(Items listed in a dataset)
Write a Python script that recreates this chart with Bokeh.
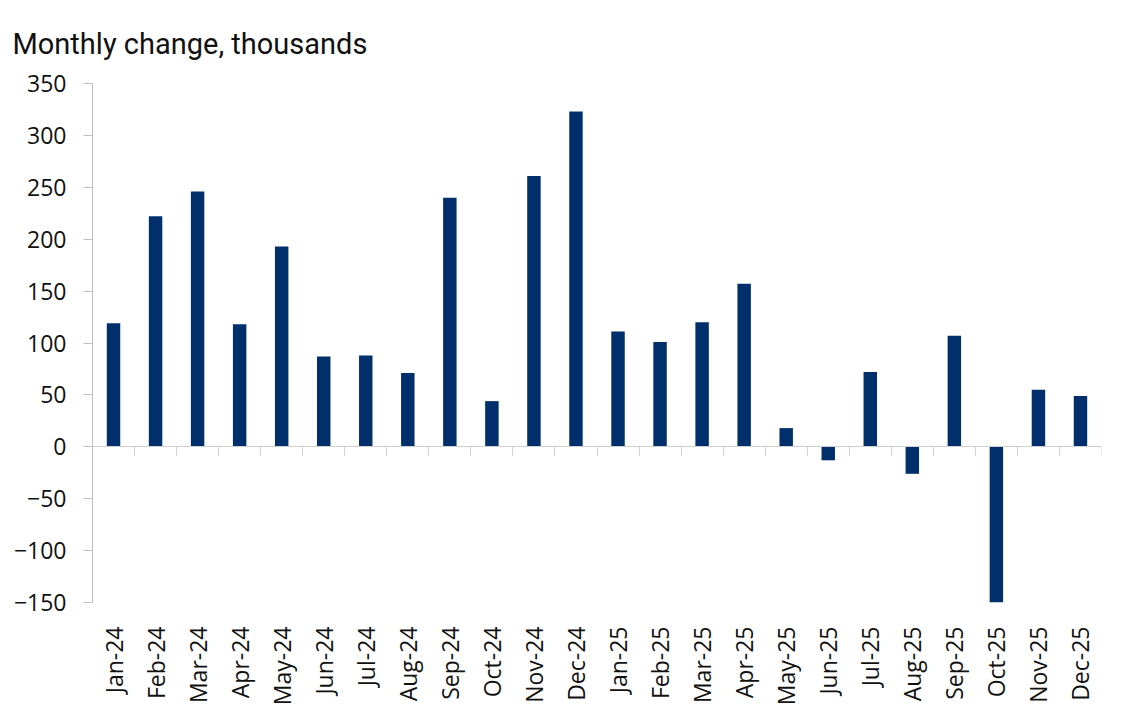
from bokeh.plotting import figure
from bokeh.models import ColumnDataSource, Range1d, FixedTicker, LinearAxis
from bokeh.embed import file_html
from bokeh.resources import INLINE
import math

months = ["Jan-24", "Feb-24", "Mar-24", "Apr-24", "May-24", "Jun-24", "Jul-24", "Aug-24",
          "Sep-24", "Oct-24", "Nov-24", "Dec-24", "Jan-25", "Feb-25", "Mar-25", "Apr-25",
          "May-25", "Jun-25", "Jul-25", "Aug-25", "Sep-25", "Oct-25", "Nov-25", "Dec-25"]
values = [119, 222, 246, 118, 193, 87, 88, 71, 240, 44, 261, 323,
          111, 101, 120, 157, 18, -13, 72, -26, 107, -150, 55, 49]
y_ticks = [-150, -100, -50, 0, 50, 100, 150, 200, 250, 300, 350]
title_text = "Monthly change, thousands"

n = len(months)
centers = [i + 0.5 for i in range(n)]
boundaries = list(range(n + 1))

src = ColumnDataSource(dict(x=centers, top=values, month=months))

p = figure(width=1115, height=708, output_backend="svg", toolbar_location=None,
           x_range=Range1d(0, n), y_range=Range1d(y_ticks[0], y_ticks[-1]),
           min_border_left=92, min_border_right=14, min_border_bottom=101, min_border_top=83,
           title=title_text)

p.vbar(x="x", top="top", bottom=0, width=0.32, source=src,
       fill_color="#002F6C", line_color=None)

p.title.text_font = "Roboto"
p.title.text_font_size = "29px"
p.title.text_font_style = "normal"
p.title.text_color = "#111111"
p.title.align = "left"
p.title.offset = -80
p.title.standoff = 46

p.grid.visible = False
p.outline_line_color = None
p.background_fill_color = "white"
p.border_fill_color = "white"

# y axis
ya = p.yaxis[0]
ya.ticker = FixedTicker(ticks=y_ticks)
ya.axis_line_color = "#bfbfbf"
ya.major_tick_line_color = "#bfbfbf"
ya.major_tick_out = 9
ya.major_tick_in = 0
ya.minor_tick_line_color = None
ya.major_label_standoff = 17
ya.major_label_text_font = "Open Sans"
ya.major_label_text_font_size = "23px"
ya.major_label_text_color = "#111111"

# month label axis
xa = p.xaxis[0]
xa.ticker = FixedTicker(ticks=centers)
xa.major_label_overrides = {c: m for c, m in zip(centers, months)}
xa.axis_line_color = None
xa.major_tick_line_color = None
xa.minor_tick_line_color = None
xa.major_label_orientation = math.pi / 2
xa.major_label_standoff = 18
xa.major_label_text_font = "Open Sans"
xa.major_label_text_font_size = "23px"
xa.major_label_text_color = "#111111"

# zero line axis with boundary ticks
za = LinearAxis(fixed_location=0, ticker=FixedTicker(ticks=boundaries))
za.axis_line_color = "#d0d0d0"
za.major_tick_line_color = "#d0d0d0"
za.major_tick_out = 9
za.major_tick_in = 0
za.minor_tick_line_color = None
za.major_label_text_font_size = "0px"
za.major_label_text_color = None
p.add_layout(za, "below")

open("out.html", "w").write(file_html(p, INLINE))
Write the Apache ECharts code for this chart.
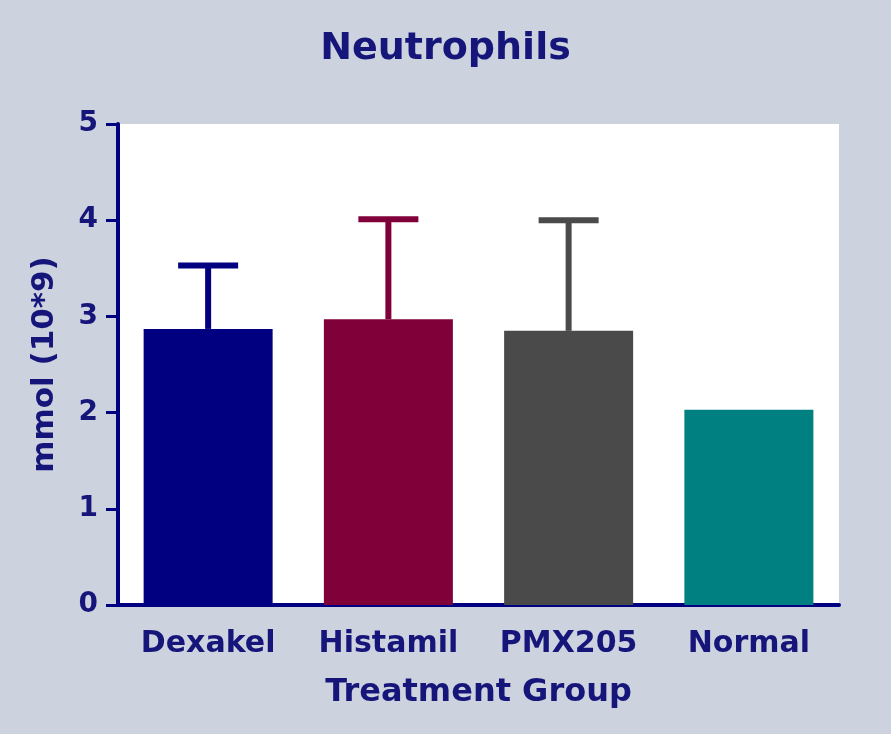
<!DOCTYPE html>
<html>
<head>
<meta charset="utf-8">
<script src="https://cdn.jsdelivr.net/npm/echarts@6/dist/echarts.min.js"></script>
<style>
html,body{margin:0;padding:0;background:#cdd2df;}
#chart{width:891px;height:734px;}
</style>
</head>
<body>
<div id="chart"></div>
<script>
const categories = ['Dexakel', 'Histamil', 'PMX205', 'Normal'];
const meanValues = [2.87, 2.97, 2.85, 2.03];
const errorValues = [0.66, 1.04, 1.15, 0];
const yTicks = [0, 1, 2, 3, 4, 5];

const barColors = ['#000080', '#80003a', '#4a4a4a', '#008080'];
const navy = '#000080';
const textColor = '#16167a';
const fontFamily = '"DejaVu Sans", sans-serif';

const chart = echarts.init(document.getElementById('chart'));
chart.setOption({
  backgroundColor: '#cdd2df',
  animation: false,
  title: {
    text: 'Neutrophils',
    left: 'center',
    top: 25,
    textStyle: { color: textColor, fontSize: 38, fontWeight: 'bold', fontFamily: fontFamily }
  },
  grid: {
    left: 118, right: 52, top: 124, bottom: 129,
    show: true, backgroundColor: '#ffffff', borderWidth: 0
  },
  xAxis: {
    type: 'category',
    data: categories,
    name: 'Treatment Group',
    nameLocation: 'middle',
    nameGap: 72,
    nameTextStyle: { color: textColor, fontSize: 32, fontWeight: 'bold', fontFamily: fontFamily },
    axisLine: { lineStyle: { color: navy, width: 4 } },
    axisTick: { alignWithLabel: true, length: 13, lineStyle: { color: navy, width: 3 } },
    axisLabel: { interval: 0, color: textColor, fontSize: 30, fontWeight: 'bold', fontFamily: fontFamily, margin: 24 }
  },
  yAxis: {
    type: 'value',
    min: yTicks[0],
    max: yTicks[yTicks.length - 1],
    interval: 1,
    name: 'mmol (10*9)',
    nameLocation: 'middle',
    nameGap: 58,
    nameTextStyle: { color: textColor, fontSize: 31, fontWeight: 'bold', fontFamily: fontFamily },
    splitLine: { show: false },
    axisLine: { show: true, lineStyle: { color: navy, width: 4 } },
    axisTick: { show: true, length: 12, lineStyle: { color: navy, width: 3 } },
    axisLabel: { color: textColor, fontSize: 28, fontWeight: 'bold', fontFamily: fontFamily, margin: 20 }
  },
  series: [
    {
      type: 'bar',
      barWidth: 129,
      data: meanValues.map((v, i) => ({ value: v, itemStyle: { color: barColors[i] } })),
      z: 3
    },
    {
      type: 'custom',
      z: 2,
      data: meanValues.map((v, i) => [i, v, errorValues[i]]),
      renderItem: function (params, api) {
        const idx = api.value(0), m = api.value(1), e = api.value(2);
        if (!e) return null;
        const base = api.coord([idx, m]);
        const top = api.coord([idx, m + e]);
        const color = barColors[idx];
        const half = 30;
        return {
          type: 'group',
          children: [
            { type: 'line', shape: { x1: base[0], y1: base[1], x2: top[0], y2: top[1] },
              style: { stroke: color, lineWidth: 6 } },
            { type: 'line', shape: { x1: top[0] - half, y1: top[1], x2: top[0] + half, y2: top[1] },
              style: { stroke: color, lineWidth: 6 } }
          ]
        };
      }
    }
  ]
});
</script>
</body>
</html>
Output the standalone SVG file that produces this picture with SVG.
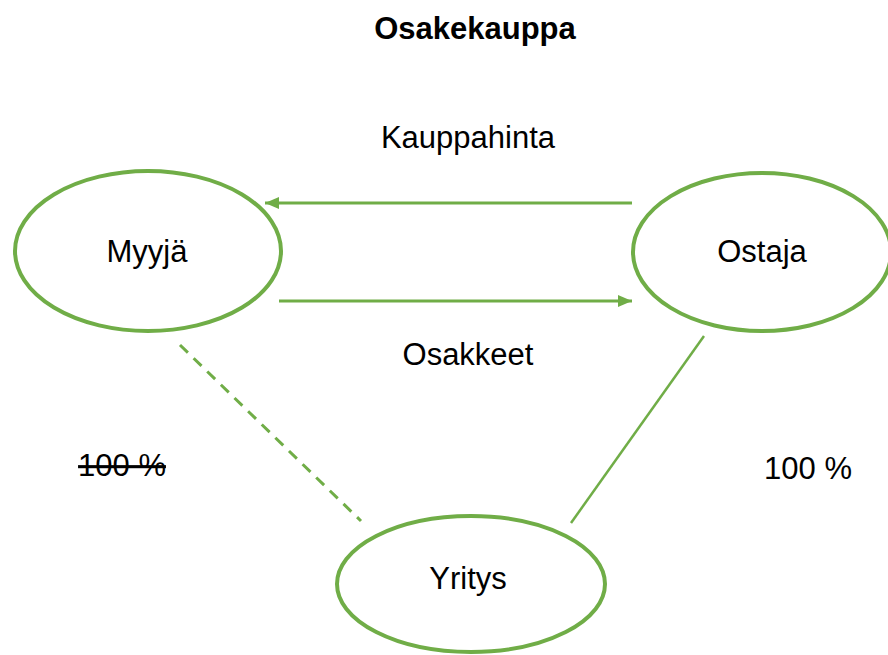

- EXERCISE:
Give every line above again exactly, with no pictures.

- PROBLEM SOLUTION:
Write a Python script that recreates this chart with Bokeh.
from bokeh.plotting import figure
from bokeh.models import ColumnDataSource, Range1d, FixedTicker, LinearAxis
from bokeh.embed import file_html
from bokeh.resources import INLINE
import math

months = ["Jan-24", "Feb-24", "Mar-24", "Apr-24", "May-24", "Jun-24", "Jul-24", "Aug-24",
          "Sep-24", "Oct-24", "Nov-24", "Dec-24", "Jan-25", "Feb-25", "Mar-25", "Apr-25",
          "May-25", "Jun-25", "Jul-25", "Aug-25", "Sep-25", "Oct-25", "Nov-25", "Dec-25"]
values = [119, 222, 246, 118, 193, 87, 88, 71, 240, 44, 261, 323,
          111, 101, 120, 157, 18, -13, 72, -26, 107, -150, 55, 49]
y_ticks = [-150, -100, -50, 0, 50, 100, 150, 200, 250, 300, 350]
title_text = "Monthly change, thousands"

n = len(months)
centers = [i + 0.5 for i in range(n)]
boundaries = list(range(n + 1))

src = ColumnDataSource(dict(x=centers, top=values, month=months))

p = figure(width=1115, height=708, output_backend="svg", toolbar_location=None,
           x_range=Range1d(0, n), y_range=Range1d(y_ticks[0], y_ticks[-1]),
           min_border_left=92, min_border_right=14, min_border_bottom=101, min_border_top=83,
           title=title_text)

p.vbar(x="x", top="top", bottom=0, width=0.32, source=src,
       fill_color="#002F6C", line_color=None)

p.title.text_font = "Roboto"
p.title.text_font_size = "29px"
p.title.text_font_style = "normal"
p.title.text_color = "#111111"
p.title.align = "left"
p.title.offset = -80
p.title.standoff = 46

p.grid.visible = False
p.outline_line_color = None
p.background_fill_color = "white"
p.border_fill_color = "white"

# y axis
ya = p.yaxis[0]
ya.ticker = FixedTicker(ticks=y_ticks)
ya.axis_line_color = "#bfbfbf"
ya.major_tick_line_color = "#bfbfbf"
ya.major_tick_out = 9
ya.major_tick_in = 0
ya.minor_tick_line_color = None
ya.major_label_standoff = 17
ya.major_label_text_font = "Open Sans"
ya.major_label_text_font_size = "23px"
ya.major_label_text_color = "#111111"

# month label axis
xa = p.xaxis[0]
xa.ticker = FixedTicker(ticks=centers)
xa.major_label_overrides = {c: m for c, m in zip(centers, months)}
xa.axis_line_color = None
xa.major_tick_line_color = None
xa.minor_tick_line_color = None
xa.major_label_orientation = math.pi / 2
xa.major_label_standoff = 18
xa.major_label_text_font = "Open Sans"
xa.major_label_text_font_size = "23px"
xa.major_label_text_color = "#111111"

# zero line axis with boundary ticks
za = LinearAxis(fixed_location=0, ticker=FixedTicker(ticks=boundaries))
za.axis_line_color = "#d0d0d0"
za.major_tick_line_color = "#d0d0d0"
za.major_tick_out = 9
za.major_tick_in = 0
za.minor_tick_line_color = None
za.major_label_text_font_size = "0px"
za.major_label_text_color = None
p.add_layout(za, "below")

open("out.html", "w").write(file_html(p, INLINE))
Write the Apache ECharts code for this chart.
<!DOCTYPE html>
<html>
<head>
<meta charset="utf-8">
<script src="https://cdn.jsdelivr.net/npm/echarts@6/dist/echarts.min.js"></script>
<style>
html,body{margin:0;padding:0;background:#cdd2df;}
#chart{width:891px;height:734px;}
</style>
</head>
<body>
<div id="chart"></div>
<script>
const categories = ['Dexakel', 'Histamil', 'PMX205', 'Normal'];
const meanValues = [2.87, 2.97, 2.85, 2.03];
const errorValues = [0.66, 1.04, 1.15, 0];
const yTicks = [0, 1, 2, 3, 4, 5];

const barColors = ['#000080', '#80003a', '#4a4a4a', '#008080'];
const navy = '#000080';
const textColor = '#16167a';
const fontFamily = '"DejaVu Sans", sans-serif';

const chart = echarts.init(document.getElementById('chart'));
chart.setOption({
  backgroundColor: '#cdd2df',
  animation: false,
  title: {
    text: 'Neutrophils',
    left: 'center',
    top: 25,
    textStyle: { color: textColor, fontSize: 38, fontWeight: 'bold', fontFamily: fontFamily }
  },
  grid: {
    left: 118, right: 52, top: 124, bottom: 129,
    show: true, backgroundColor: '#ffffff', borderWidth: 0
  },
  xAxis: {
    type: 'category',
    data: categories,
    name: 'Treatment Group',
    nameLocation: 'middle',
    nameGap: 72,
    nameTextStyle: { color: textColor, fontSize: 32, fontWeight: 'bold', fontFamily: fontFamily },
    axisLine: { lineStyle: { color: navy, width: 4 } },
    axisTick: { alignWithLabel: true, length: 13, lineStyle: { color: navy, width: 3 } },
    axisLabel: { interval: 0, color: textColor, fontSize: 30, fontWeight: 'bold', fontFamily: fontFamily, margin: 24 }
  },
  yAxis: {
    type: 'value',
    min: yTicks[0],
    max: yTicks[yTicks.length - 1],
    interval: 1,
    name: 'mmol (10*9)',
    nameLocation: 'middle',
    nameGap: 58,
    nameTextStyle: { color: textColor, fontSize: 31, fontWeight: 'bold', fontFamily: fontFamily },
    splitLine: { show: false },
    axisLine: { show: true, lineStyle: { color: navy, width: 4 } },
    axisTick: { show: true, length: 12, lineStyle: { color: navy, width: 3 } },
    axisLabel: { color: textColor, fontSize: 28, fontWeight: 'bold', fontFamily: fontFamily, margin: 20 }
  },
  series: [
    {
      type: 'bar',
      barWidth: 129,
      data: meanValues.map((v, i) => ({ value: v, itemStyle: { color: barColors[i] } })),
      z: 3
    },
    {
      type: 'custom',
      z: 2,
      data: meanValues.map((v, i) => [i, v, errorValues[i]]),
      renderItem: function (params, api) {
        const idx = api.value(0), m = api.value(1), e = api.value(2);
        if (!e) return null;
        const base = api.coord([idx, m]);
        const top = api.coord([idx, m + e]);
        const color = barColors[idx];
        const half = 30;
        return {
          type: 'group',
          children: [
            { type: 'line', shape: { x1: base[0], y1: base[1], x2: top[0], y2: top[1] },
              style: { stroke: color, lineWidth: 6 } },
            { type: 'line', shape: { x1: top[0] - half, y1: top[1], x2: top[0] + half, y2: top[1] },
              style: { stroke: color, lineWidth: 6 } }
          ]
        };
      }
    }
  ]
});
</script>
</body>
</html>
Output the standalone SVG file that produces this picture with SVG.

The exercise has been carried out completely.